What needs to be done> Copy exactly the lines from the line containing "Output the web" to the line containing "1.443, 1.732, 2.021];", both lines included, and omit any pictures.

◆ ◆ ◆

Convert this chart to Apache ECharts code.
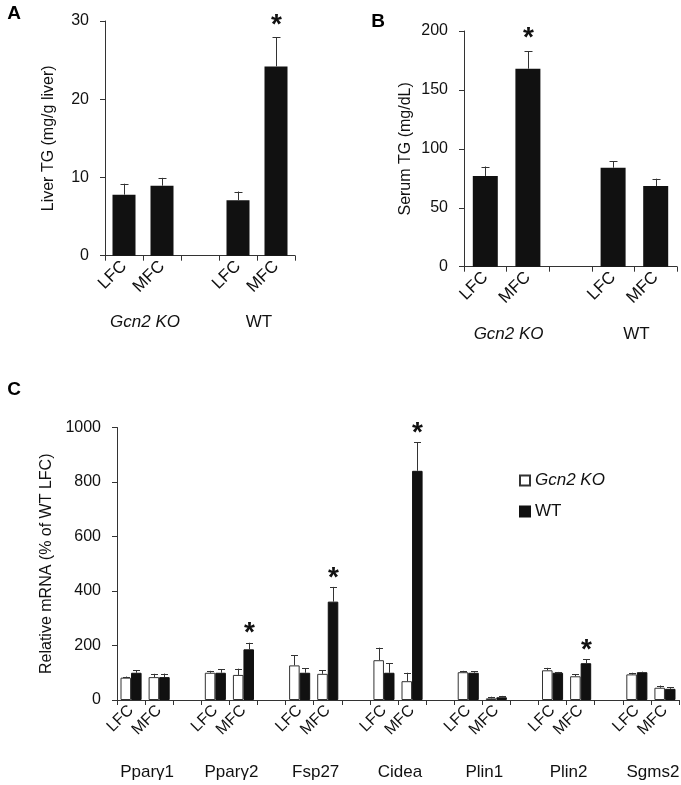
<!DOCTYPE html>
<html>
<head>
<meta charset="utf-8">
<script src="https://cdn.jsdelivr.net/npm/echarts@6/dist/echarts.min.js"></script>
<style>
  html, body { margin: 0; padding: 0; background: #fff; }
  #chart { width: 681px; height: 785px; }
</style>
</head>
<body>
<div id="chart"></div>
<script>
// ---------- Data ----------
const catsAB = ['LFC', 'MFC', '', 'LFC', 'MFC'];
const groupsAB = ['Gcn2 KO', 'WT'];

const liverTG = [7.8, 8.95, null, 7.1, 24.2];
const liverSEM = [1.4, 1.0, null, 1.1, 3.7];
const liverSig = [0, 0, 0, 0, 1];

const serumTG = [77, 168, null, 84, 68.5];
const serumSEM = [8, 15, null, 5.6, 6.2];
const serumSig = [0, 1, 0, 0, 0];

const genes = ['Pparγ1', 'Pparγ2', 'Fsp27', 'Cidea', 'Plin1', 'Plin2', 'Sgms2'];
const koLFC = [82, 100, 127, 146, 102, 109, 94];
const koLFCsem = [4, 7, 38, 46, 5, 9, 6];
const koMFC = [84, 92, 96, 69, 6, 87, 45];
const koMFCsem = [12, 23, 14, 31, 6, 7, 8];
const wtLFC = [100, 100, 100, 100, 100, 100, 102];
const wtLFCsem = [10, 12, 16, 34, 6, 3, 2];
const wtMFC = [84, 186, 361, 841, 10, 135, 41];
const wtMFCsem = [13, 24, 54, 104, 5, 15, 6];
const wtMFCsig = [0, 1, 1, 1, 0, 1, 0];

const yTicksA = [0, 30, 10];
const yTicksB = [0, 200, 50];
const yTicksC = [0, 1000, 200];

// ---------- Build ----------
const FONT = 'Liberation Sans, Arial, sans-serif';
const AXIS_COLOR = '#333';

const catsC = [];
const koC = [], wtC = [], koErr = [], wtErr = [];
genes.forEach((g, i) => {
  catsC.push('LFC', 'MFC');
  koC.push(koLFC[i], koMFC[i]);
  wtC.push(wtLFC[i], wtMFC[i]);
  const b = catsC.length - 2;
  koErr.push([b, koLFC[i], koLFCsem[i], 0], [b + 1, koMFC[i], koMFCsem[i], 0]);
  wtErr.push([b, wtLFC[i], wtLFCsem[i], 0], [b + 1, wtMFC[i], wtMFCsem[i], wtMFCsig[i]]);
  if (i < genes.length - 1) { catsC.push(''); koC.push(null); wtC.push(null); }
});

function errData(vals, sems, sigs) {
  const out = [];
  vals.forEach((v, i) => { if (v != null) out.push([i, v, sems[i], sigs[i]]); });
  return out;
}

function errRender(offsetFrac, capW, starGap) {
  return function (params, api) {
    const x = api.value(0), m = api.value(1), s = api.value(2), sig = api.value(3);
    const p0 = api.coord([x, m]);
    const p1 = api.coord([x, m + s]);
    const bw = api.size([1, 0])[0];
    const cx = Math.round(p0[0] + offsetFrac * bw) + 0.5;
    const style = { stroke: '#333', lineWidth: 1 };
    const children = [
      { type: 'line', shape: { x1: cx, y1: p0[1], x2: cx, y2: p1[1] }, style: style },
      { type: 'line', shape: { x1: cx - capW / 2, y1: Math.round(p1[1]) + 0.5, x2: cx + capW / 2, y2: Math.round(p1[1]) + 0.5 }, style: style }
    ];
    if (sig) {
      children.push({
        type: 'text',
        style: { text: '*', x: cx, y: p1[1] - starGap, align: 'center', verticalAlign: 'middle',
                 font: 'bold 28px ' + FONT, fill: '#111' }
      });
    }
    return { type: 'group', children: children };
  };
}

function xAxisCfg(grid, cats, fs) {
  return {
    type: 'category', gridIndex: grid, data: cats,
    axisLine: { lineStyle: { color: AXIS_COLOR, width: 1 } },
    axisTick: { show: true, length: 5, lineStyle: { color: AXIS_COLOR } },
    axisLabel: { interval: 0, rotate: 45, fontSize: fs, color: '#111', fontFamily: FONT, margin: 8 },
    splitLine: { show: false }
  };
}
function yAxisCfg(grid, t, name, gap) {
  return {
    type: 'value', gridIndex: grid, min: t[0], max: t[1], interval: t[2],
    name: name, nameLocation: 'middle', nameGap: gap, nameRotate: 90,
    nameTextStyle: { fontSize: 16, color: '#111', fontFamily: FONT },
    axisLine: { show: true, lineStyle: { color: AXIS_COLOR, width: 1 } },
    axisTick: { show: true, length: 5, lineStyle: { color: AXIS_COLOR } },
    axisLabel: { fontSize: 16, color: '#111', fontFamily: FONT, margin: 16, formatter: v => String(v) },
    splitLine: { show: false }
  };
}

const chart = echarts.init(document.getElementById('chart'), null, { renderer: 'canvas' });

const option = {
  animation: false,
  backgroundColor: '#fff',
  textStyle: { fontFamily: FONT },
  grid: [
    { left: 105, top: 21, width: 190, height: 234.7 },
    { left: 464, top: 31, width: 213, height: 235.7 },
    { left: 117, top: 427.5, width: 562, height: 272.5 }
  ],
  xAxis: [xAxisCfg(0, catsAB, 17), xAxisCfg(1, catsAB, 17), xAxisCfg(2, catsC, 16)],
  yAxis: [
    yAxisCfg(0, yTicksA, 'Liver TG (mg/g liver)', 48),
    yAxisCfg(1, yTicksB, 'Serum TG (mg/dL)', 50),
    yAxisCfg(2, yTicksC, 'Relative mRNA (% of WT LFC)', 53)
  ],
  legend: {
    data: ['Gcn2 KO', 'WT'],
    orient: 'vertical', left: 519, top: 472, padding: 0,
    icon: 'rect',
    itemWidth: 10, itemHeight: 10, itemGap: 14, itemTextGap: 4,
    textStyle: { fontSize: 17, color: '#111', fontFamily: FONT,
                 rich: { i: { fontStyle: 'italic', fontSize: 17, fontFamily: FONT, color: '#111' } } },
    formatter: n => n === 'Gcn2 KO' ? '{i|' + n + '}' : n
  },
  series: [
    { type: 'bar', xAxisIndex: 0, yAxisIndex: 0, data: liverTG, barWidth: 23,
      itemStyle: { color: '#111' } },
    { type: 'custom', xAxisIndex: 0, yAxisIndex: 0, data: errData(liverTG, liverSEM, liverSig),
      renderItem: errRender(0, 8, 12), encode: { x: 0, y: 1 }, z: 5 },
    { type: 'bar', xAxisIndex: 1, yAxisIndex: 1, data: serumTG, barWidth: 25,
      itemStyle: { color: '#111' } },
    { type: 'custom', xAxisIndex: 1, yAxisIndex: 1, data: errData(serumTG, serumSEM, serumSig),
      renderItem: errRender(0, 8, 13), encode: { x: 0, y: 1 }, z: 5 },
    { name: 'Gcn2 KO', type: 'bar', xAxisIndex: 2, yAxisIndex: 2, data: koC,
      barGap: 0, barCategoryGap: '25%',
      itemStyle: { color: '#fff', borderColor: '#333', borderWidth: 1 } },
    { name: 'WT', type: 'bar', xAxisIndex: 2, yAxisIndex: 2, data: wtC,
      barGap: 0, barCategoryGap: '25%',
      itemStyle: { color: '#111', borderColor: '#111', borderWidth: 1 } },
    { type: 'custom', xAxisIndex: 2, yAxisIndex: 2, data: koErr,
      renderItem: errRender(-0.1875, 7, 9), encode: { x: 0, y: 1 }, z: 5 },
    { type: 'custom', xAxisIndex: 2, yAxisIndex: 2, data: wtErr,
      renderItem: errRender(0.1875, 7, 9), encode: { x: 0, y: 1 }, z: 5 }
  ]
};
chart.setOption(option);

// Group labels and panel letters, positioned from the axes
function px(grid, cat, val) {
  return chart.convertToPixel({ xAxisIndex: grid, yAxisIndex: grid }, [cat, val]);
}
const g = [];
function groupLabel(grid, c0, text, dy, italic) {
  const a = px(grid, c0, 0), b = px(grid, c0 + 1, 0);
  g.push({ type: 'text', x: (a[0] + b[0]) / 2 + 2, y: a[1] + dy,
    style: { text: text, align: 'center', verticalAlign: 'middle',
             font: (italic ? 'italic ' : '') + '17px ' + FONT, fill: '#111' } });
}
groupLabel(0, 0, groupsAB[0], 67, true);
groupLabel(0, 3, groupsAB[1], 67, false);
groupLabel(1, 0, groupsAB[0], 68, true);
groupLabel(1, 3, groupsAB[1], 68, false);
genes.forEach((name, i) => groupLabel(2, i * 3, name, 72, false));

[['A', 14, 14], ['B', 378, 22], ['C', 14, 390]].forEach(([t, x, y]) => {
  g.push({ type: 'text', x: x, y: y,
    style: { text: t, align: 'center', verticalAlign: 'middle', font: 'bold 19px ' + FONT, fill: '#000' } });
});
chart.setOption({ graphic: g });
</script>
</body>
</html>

◆ ◆ ◆

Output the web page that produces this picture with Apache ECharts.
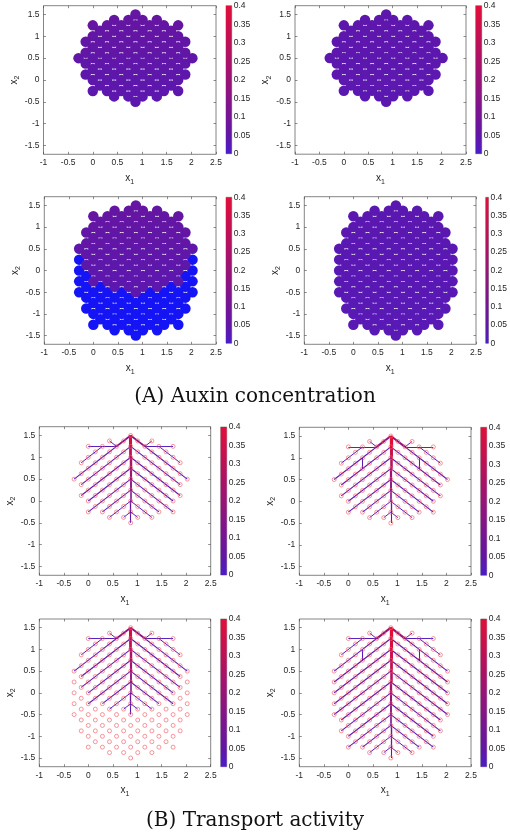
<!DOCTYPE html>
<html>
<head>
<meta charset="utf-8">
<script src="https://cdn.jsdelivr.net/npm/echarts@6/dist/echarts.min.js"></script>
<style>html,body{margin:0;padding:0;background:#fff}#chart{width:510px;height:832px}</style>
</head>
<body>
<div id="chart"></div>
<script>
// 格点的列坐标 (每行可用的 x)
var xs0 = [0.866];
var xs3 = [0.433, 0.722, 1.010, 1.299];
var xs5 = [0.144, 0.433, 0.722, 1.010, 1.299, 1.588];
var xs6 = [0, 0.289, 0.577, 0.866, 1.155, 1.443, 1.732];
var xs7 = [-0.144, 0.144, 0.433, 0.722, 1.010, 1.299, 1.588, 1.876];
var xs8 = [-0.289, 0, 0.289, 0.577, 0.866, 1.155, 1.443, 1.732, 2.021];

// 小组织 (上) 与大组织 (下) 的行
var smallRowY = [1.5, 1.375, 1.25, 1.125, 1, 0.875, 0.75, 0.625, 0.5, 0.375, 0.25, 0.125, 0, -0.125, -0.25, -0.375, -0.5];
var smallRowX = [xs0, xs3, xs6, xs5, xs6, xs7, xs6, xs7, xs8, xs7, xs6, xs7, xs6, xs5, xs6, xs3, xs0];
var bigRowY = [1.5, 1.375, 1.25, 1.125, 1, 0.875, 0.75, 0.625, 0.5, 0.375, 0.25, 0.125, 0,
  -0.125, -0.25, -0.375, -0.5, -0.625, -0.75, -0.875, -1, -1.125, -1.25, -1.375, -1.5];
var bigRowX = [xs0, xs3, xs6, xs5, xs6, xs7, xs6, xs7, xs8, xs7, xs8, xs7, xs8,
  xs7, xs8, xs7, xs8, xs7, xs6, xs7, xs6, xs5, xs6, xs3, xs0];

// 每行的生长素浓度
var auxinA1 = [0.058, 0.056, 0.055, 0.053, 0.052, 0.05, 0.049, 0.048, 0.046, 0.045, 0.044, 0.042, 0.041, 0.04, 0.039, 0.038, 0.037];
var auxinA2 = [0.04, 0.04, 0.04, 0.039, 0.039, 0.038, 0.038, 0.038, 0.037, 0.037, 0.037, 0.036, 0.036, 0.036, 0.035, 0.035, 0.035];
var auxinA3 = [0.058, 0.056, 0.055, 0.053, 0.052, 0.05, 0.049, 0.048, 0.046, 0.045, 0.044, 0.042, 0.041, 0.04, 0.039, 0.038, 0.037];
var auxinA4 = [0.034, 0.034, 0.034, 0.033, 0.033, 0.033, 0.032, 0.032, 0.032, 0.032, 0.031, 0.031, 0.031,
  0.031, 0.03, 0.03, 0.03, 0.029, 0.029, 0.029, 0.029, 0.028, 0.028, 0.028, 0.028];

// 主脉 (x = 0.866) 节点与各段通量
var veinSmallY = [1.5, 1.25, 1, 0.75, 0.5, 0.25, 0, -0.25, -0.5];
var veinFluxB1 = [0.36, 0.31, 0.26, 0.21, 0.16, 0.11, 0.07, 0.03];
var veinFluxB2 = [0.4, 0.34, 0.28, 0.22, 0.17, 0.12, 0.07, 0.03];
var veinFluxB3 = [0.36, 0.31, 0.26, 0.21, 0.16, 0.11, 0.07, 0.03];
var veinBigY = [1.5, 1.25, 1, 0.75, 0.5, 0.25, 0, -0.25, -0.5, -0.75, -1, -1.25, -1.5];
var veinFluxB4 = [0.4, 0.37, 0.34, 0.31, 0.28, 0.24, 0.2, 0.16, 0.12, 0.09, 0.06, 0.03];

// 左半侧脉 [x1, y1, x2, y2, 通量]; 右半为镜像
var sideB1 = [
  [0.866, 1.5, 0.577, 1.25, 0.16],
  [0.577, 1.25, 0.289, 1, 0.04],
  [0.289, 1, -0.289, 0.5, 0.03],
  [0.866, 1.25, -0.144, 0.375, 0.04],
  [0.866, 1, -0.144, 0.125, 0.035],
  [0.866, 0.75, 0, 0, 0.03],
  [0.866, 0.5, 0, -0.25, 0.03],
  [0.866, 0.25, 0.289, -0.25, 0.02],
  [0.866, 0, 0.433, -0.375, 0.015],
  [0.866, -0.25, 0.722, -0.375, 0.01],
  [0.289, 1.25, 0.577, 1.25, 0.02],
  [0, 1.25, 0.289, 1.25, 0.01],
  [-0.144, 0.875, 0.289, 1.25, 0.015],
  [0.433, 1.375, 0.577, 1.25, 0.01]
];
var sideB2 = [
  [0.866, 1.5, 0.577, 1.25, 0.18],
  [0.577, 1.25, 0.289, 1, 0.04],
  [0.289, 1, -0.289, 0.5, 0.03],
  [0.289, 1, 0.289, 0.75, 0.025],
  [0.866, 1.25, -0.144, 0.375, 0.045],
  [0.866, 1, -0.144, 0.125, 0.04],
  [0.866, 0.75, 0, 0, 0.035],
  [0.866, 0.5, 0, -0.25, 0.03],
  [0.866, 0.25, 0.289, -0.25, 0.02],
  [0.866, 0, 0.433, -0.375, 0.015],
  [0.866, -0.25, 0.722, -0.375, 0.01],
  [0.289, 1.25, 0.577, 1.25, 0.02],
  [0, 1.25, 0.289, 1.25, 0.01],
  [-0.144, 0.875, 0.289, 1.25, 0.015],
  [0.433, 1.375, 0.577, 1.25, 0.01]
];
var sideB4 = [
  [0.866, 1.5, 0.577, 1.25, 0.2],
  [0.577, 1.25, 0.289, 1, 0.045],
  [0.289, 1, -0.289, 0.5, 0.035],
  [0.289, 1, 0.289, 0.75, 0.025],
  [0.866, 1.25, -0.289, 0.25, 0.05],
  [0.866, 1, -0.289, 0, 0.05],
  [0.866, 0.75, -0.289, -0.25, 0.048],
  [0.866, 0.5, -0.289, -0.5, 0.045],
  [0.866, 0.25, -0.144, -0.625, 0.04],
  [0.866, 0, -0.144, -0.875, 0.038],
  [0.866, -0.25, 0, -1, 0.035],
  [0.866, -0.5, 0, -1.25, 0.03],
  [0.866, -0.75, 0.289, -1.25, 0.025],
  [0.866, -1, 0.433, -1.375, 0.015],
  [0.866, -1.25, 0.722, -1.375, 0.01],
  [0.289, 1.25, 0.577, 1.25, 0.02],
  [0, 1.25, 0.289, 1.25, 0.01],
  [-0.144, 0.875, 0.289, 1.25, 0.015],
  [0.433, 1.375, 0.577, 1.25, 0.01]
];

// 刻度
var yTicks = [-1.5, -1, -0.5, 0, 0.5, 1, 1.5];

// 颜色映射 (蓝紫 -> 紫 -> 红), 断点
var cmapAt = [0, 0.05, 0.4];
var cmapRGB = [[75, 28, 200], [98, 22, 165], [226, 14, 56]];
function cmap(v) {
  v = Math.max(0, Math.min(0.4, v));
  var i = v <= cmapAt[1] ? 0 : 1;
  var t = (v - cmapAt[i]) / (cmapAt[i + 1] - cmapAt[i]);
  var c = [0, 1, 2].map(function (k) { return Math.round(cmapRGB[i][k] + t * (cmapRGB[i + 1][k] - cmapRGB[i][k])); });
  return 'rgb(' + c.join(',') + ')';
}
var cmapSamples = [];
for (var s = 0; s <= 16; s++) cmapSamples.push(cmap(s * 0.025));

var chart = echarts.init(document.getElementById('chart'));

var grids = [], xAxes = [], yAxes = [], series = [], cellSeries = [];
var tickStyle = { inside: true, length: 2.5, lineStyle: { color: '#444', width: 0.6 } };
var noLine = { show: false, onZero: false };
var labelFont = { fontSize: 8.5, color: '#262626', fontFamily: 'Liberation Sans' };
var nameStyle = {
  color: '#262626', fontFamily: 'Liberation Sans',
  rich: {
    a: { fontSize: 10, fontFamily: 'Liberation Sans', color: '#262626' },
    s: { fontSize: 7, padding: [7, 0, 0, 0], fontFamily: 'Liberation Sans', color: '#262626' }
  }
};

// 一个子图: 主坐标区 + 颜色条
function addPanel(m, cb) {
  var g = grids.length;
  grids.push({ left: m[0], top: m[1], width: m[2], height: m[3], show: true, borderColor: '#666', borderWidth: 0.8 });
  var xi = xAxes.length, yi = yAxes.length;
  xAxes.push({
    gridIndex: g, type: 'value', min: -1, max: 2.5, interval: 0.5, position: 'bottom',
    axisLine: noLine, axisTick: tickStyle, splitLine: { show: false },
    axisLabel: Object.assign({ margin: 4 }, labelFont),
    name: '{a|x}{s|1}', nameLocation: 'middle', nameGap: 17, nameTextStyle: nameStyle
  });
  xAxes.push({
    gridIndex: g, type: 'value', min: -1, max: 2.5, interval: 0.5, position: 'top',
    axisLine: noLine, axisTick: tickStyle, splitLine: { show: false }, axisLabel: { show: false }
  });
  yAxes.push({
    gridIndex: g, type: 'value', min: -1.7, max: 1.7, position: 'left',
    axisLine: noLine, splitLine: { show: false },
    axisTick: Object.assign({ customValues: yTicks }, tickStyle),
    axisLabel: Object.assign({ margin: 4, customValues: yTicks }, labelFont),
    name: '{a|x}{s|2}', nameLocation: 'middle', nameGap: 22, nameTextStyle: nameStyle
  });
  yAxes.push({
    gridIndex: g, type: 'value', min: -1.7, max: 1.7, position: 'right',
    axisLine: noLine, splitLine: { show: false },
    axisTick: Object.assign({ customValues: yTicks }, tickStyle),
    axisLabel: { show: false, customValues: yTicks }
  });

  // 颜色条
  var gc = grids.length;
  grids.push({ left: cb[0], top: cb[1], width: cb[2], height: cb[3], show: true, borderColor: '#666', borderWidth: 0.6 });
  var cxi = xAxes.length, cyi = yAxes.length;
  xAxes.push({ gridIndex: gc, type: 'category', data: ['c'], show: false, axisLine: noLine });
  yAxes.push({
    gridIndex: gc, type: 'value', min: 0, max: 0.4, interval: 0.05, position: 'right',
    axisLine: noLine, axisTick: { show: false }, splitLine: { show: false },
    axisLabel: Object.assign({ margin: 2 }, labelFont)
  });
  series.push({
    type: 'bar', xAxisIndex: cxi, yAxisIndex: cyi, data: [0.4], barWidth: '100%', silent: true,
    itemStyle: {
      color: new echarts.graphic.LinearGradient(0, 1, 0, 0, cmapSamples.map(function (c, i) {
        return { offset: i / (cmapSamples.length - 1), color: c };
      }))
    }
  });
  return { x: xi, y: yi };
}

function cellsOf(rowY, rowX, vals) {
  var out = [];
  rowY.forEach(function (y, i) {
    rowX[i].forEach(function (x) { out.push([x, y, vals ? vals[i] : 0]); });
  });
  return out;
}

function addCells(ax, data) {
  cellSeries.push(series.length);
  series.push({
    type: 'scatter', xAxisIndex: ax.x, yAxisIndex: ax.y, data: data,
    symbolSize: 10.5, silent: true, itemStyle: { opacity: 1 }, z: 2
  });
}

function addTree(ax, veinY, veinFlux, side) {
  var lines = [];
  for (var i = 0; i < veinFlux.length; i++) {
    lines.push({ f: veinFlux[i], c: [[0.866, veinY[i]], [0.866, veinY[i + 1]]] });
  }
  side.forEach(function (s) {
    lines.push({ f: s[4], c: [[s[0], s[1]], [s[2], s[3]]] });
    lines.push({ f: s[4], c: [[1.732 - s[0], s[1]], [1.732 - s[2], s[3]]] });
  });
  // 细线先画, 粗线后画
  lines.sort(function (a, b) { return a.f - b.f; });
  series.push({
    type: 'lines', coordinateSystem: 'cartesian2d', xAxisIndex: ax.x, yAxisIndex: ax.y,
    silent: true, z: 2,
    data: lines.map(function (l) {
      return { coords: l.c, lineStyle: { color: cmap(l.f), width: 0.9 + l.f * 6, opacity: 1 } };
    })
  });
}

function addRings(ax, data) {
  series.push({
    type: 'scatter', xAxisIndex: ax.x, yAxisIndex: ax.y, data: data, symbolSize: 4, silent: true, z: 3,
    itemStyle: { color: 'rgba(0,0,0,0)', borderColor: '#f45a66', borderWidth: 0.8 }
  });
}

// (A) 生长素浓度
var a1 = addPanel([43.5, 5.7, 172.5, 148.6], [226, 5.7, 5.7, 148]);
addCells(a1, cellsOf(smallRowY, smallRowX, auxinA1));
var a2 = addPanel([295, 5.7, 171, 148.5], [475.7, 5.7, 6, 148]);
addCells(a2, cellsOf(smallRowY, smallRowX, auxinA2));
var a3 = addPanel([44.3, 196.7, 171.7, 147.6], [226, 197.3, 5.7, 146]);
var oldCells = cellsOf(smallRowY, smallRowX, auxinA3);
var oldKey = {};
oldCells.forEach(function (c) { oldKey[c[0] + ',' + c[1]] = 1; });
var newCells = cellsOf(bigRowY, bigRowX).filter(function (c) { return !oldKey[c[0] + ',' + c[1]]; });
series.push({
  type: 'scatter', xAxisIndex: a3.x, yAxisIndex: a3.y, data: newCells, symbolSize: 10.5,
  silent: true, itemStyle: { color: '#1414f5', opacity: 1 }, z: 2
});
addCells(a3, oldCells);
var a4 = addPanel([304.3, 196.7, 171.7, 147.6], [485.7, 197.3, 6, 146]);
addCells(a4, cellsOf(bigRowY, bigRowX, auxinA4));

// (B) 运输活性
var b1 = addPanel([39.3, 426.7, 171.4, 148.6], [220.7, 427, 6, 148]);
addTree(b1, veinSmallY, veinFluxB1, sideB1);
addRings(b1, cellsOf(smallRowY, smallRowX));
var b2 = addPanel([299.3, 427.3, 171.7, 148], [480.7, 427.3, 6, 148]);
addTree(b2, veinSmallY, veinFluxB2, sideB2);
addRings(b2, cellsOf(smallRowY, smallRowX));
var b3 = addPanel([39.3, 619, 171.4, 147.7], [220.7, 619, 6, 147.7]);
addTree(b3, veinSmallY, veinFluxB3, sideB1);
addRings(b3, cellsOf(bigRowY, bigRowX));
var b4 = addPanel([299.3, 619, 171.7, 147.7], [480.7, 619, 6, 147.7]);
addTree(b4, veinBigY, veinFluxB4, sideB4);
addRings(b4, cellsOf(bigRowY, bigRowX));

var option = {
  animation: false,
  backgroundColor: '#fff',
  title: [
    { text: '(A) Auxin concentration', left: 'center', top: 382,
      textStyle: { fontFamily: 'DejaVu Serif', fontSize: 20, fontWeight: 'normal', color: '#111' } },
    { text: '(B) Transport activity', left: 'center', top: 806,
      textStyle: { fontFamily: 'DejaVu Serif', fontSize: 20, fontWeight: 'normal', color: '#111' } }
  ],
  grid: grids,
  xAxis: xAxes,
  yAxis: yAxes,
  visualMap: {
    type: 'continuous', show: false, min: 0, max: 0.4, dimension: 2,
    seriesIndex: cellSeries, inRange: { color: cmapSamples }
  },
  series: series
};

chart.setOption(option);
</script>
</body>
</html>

◆ ◆ ◆

Final result>
Output the web page that produces this picture with Apache ECharts.
<!DOCTYPE html>
<html>
<head>
<meta charset="utf-8">
<script src="https://cdn.jsdelivr.net/npm/echarts@6/dist/echarts.min.js"></script>
<style>html,body{margin:0;padding:0;background:#fff}#chart{width:510px;height:832px}</style>
</head>
<body>
<div id="chart"></div>
<script>
// 格点的列坐标 (每行可用的 x)
var xs0 = [0.866];
var xs3 = [0.433, 0.722, 1.010, 1.299];
var xs5 = [0.144, 0.433, 0.722, 1.010, 1.299, 1.588];
var xs6 = [0, 0.289, 0.577, 0.866, 1.155, 1.443, 1.732];
var xs7 = [-0.144, 0.144, 0.433, 0.722, 1.010, 1.299, 1.588, 1.876];
var xs8 = [-0.289, 0, 0.289, 0.577, 0.866, 1.155, 1.443, 1.732, 2.021];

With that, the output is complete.